From the very first line of the data to the line containing "import matplotlib.pyplot as plt", retype everything exactly, leaving the pictures behind.

BEGIN DATA SECTION

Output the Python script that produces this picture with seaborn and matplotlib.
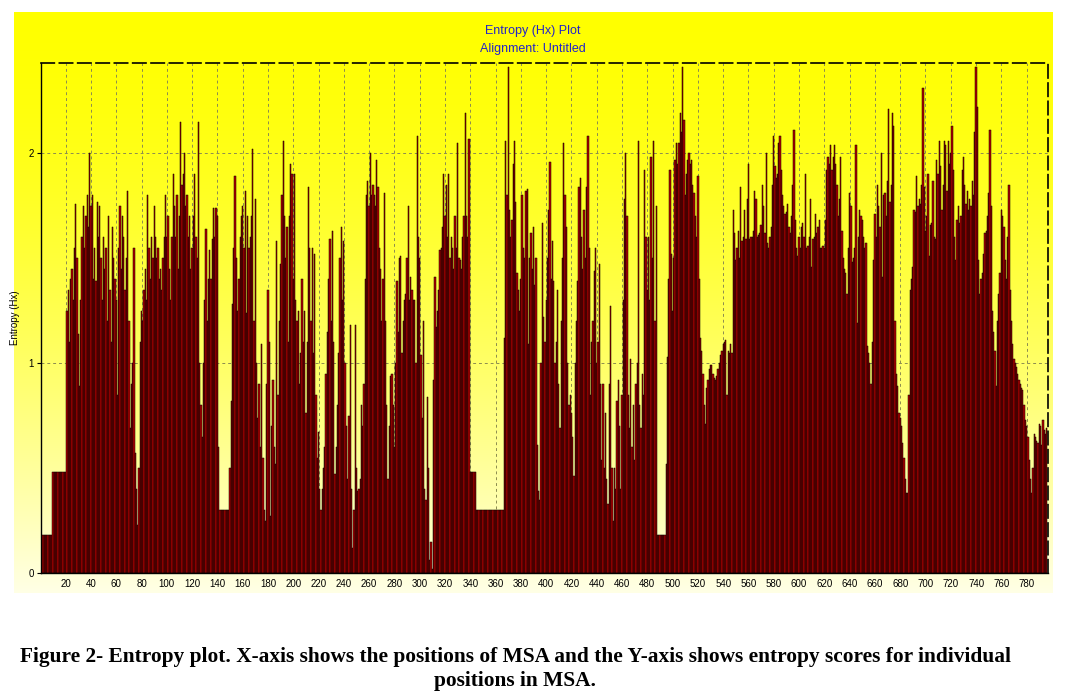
import numpy as np
import seaborn as sns
import matplotlib.pyplot as plt

# entropy (Hx) per alignment position in blocks of 10
hx_001_100 = [
    0.18, 0.18, 0.18, 0.18, 0.18, 0.18, 0.18, 0.18, 0.18, 0.48,
    0.48, 0.48, 0.48, 0.48, 0.48, 0.48, 0.48, 0.48, 0.48, 0.48,
    1.25, 1.35, 1.1, 1.4, 1.45, 1.3, 1.55, 1.76, 1.5, 1.14,
    0.89, 1.3, 1.6, 1.75, 1.55, 1.7, 1.8, 1.65, 2.0, 1.75,
    1.8, 1.4, 1.55, 1.39, 1.77, 1.6, 1.75, 1.5, 1.3, 1.6,
    1.45, 1.55, 1.2, 1.7, 1.35, 1.1, 1.65, 1.5, 1.4, 1.3,
    0.85, 1.55, 1.75, 1.45, 1.7, 1.6, 1.35, 1.5, 1.82, 1.2,
    0.69, 0.9, 1.0, 1.55, 0.57, 0.4, 0.23, 0.5, 1.1, 1.25,
    1.2, 1.35, 1.45, 1.3, 1.8, 1.55, 1.4, 1.6, 1.5, 1.75,
    1.6, 1.5, 1.55, 1.4, 1.45, 1.35, 1.5, 1.6, 1.8, 1.6,
]
hx_101_200 = [
    1.7, 1.45, 1.3, 1.6, 1.9, 1.75, 1.6, 1.8, 1.45, 1.7,
    2.15, 1.85, 1.9, 2.0, 1.75, 1.8, 1.6, 1.7, 1.45, 1.55,
    1.7, 1.9, 1.6, 1.5, 2.15, 1.0, 0.8, 0.65, 1.0, 1.3,
    1.64, 1.2, 1.4, 1.54, 1.4, 1.59, 1.74, 1.6, 1.74, 1.7,
    0.6, 0.3, 0.3, 0.3, 0.3, 0.3, 0.3, 0.3, 0.3, 0.5,
    0.82, 1.28, 1.55, 1.89, 1.5, 1.25, 1.4, 1.6, 1.7, 1.75,
    1.55, 1.82, 1.24, 1.7, 1.55, 1.6, 1.7, 2.02, 1.2, 1.78,
    1.0, 0.74, 0.9, 0.6, 1.09, 0.55, 0.3, 0.25, 0.9, 1.35,
    1.1, 0.27, 0.7, 0.92, 0.6, 0.52, 1.58, 0.85, 1.2, 1.47,
    1.8, 2.06, 1.7, 1.5, 1.65, 1.1, 1.7, 1.95, 1.9, 1.4,
]
hx_201_300 = [
    1.9, 1.3, 1.2, 1.25, 0.9, 1.05, 1.4, 1.1, 1.25, 0.76,
    1.1, 1.84, 1.55, 1.2, 1.55, 1.05, 1.52, 0.85, 0.55, 0.67,
    0.4, 0.3, 0.4, 0.5, 0.6, 0.95, 1.15, 1.4, 1.59, 1.2,
    1.63, 1.1, 0.47, 0.6, 0.8, 1.05, 1.5, 1.65, 1.3, 1.58,
    1.0, 0.7, 0.45, 0.75, 1.18, 0.4, 0.12, 0.3, 1.18, 0.5,
    0.39, 0.4, 0.45, 0.8, 0.7, 0.9, 1.4, 1.8, 1.87, 1.75,
    2.0, 1.8, 1.85, 1.8, 1.75, 1.97, 1.84, 1.55, 1.45, 1.2,
    1.4, 1.81, 1.2, 0.8, 0.45, 0.7, 0.94, 0.95, 0.8, 0.6,
    1.0, 1.39, 1.15, 1.5, 1.51, 1.05, 1.2, 1.3, 1.33, 1.5,
    1.75, 1.3, 1.41, 1.35, 1.3, 1.3, 1.0, 2.08, 1.6, 1.5,
]
hx_301_400 = [
    1.04, 0.74, 1.2, 0.4, 0.35, 0.84, 0.5, 0.06, 0.15, 0.02,
    0.92, 1.41, 1.17, 1.25, 1.35, 1.54, 1.55, 1.65, 1.9, 1.7,
    1.85, 1.6, 1.9, 1.5, 1.6, 1.55, 1.45, 1.7, 1.55, 2.05,
    1.5, 1.49, 1.45, 1.6, 1.7, 2.19, 1.7, 1.6, 2.07, 0.48,
    0.48, 0.48, 0.48, 0.48, 0.3, 0.3, 0.3, 0.3, 0.3, 0.3,
    0.3, 0.3, 0.3, 0.3, 0.3, 0.3, 0.3, 0.3, 0.3, 0.3,
    0.3, 0.3, 0.3, 0.3, 0.3, 0.3, 1.12, 2.06, 1.8, 2.41,
    1.73, 1.6, 1.68, 1.95, 2.06, 1.77, 1.43, 1.35, 1.25, 1.4,
    1.8, 1.55, 1.5, 1.82, 1.83, 1.09, 1.5, 1.62, 1.45, 1.65,
    1.37, 1.5, 0.61, 0.39, 0.35, 1.0, 1.67, 1.22, 1.1, 1.3,
]
hx_401_500 = [
    1.5, 1.73, 1.96, 1.4, 1.58, 1.39, 1.0, 1.1, 1.35, 0.9,
    0.69, 1.2, 1.5, 2.05, 1.8, 1.65, 1.0, 0.8, 0.85, 0.76,
    0.65, 0.46, 1.0, 1.2, 1.39, 1.84, 1.88, 1.6, 1.45, 1.73,
    1.5, 1.84, 2.08, 1.55, 0.85, 1.1, 1.2, 1.44, 1.55, 1.0,
    1.1, 1.47, 0.9, 0.54, 0.9, 0.5, 0.76, 0.45, 0.33, 0.9,
    1.27, 0.5, 0.25, 0.5, 0.4, 0.82, 0.92, 0.7, 0.4, 0.85,
    1.3, 1.78, 2.0, 1.7, 0.85, 0.69, 1.02, 0.6, 0.8, 0.54,
    0.9, 1.0, 2.06, 0.8, 0.69, 0.95, 0.85, 1.92, 1.6, 1.35,
    1.6, 1.3, 1.98, 1.5, 2.06, 1.2, 1.75, 0.18, 0.18, 0.18,
    0.18, 0.18, 0.18, 0.18, 0.52, 1.03, 1.4, 1.92, 1.52, 1.25,
]
hx_501_600 = [
    1.5, 1.97, 2.05, 1.95, 2.05, 2.19, 2.1, 2.41, 2.16, 1.8,
    1.9, 1.97, 2.0, 1.95, 1.97, 1.85, 1.81, 1.7, 1.6, 1.89,
    1.4, 1.12, 1.06, 0.95, 0.8, 0.71, 0.88, 0.92, 0.97, 0.99,
    0.99, 0.95, 0.93, 0.92, 0.94, 0.97, 1.0, 1.04, 1.06, 1.09,
    1.1, 1.11, 0.85, 1.06, 1.05, 1.09, 1.05, 1.73, 1.62, 1.49,
    1.55, 1.63, 1.5, 1.84, 1.58, 1.6, 1.73, 1.59, 1.78, 1.95,
    1.59, 1.6, 1.6, 1.63, 1.82, 1.78, 1.6, 1.61, 1.62, 1.66,
    1.85, 1.75, 1.62, 2.0, 1.57, 1.55, 1.6, 1.65, 1.85, 2.08,
    1.94, 1.88, 1.9, 2.05, 2.08, 1.92, 1.8, 1.75, 1.71, 1.72,
    1.76, 1.65, 1.62, 1.7, 1.85, 2.11, 1.68, 1.55, 1.51, 1.6,
]
hx_601_700 = [
    1.55, 1.65, 1.67, 1.6, 1.9, 1.55, 1.56, 1.6, 1.78, 1.46,
    1.59, 1.6, 1.71, 1.62, 1.65, 1.68, 1.55, 1.55, 1.56, 1.55,
    1.68, 1.92, 1.98, 1.95, 2.04, 1.92, 1.98, 2.04, 1.95, 1.85,
    1.7, 1.78, 1.98, 1.63, 1.5, 1.45, 1.43, 1.33, 1.55, 1.81,
    1.75, 1.48, 1.5, 1.55, 2.04, 1.19, 1.6, 1.73, 1.7, 1.68,
    1.6, 1.55, 1.57, 1.08, 1.05, 1.0, 0.9, 1.1, 1.49, 1.71,
    1.6, 1.85, 1.75, 1.65, 2.0, 1.41, 1.8, 1.81, 1.7, 1.87,
    2.21, 1.77, 1.85, 2.19, 2.13, 1.2, 0.95, 0.89, 0.76, 0.74,
    0.7, 0.62, 0.55, 0.45, 0.38, 0.38, 0.85, 1.35, 1.4, 1.46,
    1.73, 1.72, 1.89, 1.75, 1.78, 1.76, 1.85, 2.31, 1.84, 1.63,
]
hx_701_796 = [
    1.7, 1.9, 1.51, 1.66, 1.67, 1.87, 1.6, 1.59, 1.97, 1.9,
    2.06, 1.94, 1.73, 1.85, 2.06, 2.04, 1.82, 2.06, 1.95, 2.0,
    2.13, 1.92, 1.6, 1.49, 1.68, 1.75, 1.67, 1.7, 1.92, 1.98,
    1.85, 1.76, 1.82, 1.73, 1.78, 1.75, 1.87, 1.8, 2.1, 2.41,
    2.22, 1.49, 1.33, 1.4, 1.43, 1.52, 1.62, 1.63, 1.7, 1.81,
    2.11, 1.75, 1.25, 1.15, 1.06, 0.89, 1.2, 1.33, 1.43, 1.73,
    1.7, 1.65, 1.49, 1.4, 1.6, 1.85, 1.35, 1.2, 1.09, 1.02,
    1.0, 0.98, 0.95, 0.92, 0.9, 0.88, 0.87, 0.8, 0.73, 0.7,
    0.65, 0.54, 0.45, 0.38, 0.5, 0.66, 0.65, 0.63, 0.62, 0.71,
    0.7, 0.61, 0.73, 0.68, 0.66, 0.69,
]

entropy = (hx_001_100 + hx_101_200 + hx_201_300 + hx_301_400
           + hx_401_500 + hx_501_600 + hx_601_700 + hx_701_796)
positions = list(range(1, len(entropy) + 1))
x_ticks = list(range(20, 781, 20))
y_ticks = [0, 1, 2]

sns.set_style('white')
plt.rcParams['font.family'] = ['Liberation Sans', 'DejaVu Sans']
plt.rcParams['text.color'] = 'black'
plt.rcParams['axes.labelcolor'] = 'black'
plt.rcParams['xtick.color'] = 'black'
plt.rcParams['ytick.color'] = 'black'

fig = plt.figure(figsize=(10.67, 6.95), dpi=100)

# yellow gradient panel behind the chart
bg = fig.add_axes([14 / 1067, 1 - 593 / 695, 1039 / 1067, 581 / 695])
t = np.linspace(0, 1, 256)[:, None]
grad = np.ones((256, 1, 3))
grad[:, :, 2] = 0.9 * t ** 1.6
bg.imshow(grad, aspect='auto', extent=[0, 1, 0, 1])
bg.set_axis_off()

ax = fig.add_axes([41 / 1067, 1 - 573 / 695, 1007 / 1067, 510 / 695])
ax.set_facecolor('none')
sns.barplot(x=positions, y=entropy, native_scale=True, width=1.0,
            color='#b80000', saturation=1, edgecolor='black',
            linewidth=0.35, errorbar=None, ax=ax)

ax.set_xlim(0.5, 796.9)
ax.set_ylim(0, 2.43)
ax.set_xticks(x_ticks)
ax.set_xticklabels([str(v) for v in x_ticks], fontsize=7)
ax.set_yticks(y_ticks)
ax.set_yticklabels([str(v) for v in y_ticks], fontsize=7)
ax.tick_params(axis='x', length=0, pad=4)
ax.tick_params(axis='y', length=3, width=0.8, pad=2, left=True)
ax.set_axisbelow(True)
ax.grid(True, color='#8c8c50', linestyle=(0, (3, 3)), linewidth=0.7)
ax.set_xlabel('')
ax.set_ylabel('Entropy (Hx)', fontsize=7, labelpad=6)

for side in ['left', 'bottom']:
    ax.spines[side].set_color('black')
    ax.spines[side].set_linewidth(1.0)
for side in ['top', 'right']:
    ax.spines[side].set_visible(True)
    ax.spines[side].set_color('black')
    ax.spines[side].set_linewidth(1.2)
    ax.spines[side].set_linestyle((0, (8, 3)))

fig.text(533 / 1067, 1 - 31 / 695, 'Entropy (Hx) Plot', ha='center',
         va='center', fontsize=9, color='#2424c8')
fig.text(533 / 1067, 1 - 49 / 695, 'Alignment: Untitled', ha='center',
         va='center', fontsize=9, color='#2424c8')

fig.text(515 / 1067, 1 - 657 / 695,
         'Figure 2- Entropy plot. X-axis shows the positions of MSA and the '
         'Y-axis shows entropy scores for individual',
         ha='center', va='center', fontsize=15.4, fontweight='bold',
         color='black', family=['Liberation Serif', 'DejaVu Serif'])
fig.text(515 / 1067, 1 - 681 / 695, 'positions in MSA.',
         ha='center', va='center', fontsize=15.4, fontweight='bold',
         color='black', family=['Liberation Serif', 'DejaVu Serif'])

fig.savefig('out.png', dpi=100)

END DATA SECTION

*FINISHED EXERCISE:*
Output the Python script that produces this picture with seaborn and matplotlib.
import numpy as np
import seaborn as sns
import matplotlib.pyplot as plt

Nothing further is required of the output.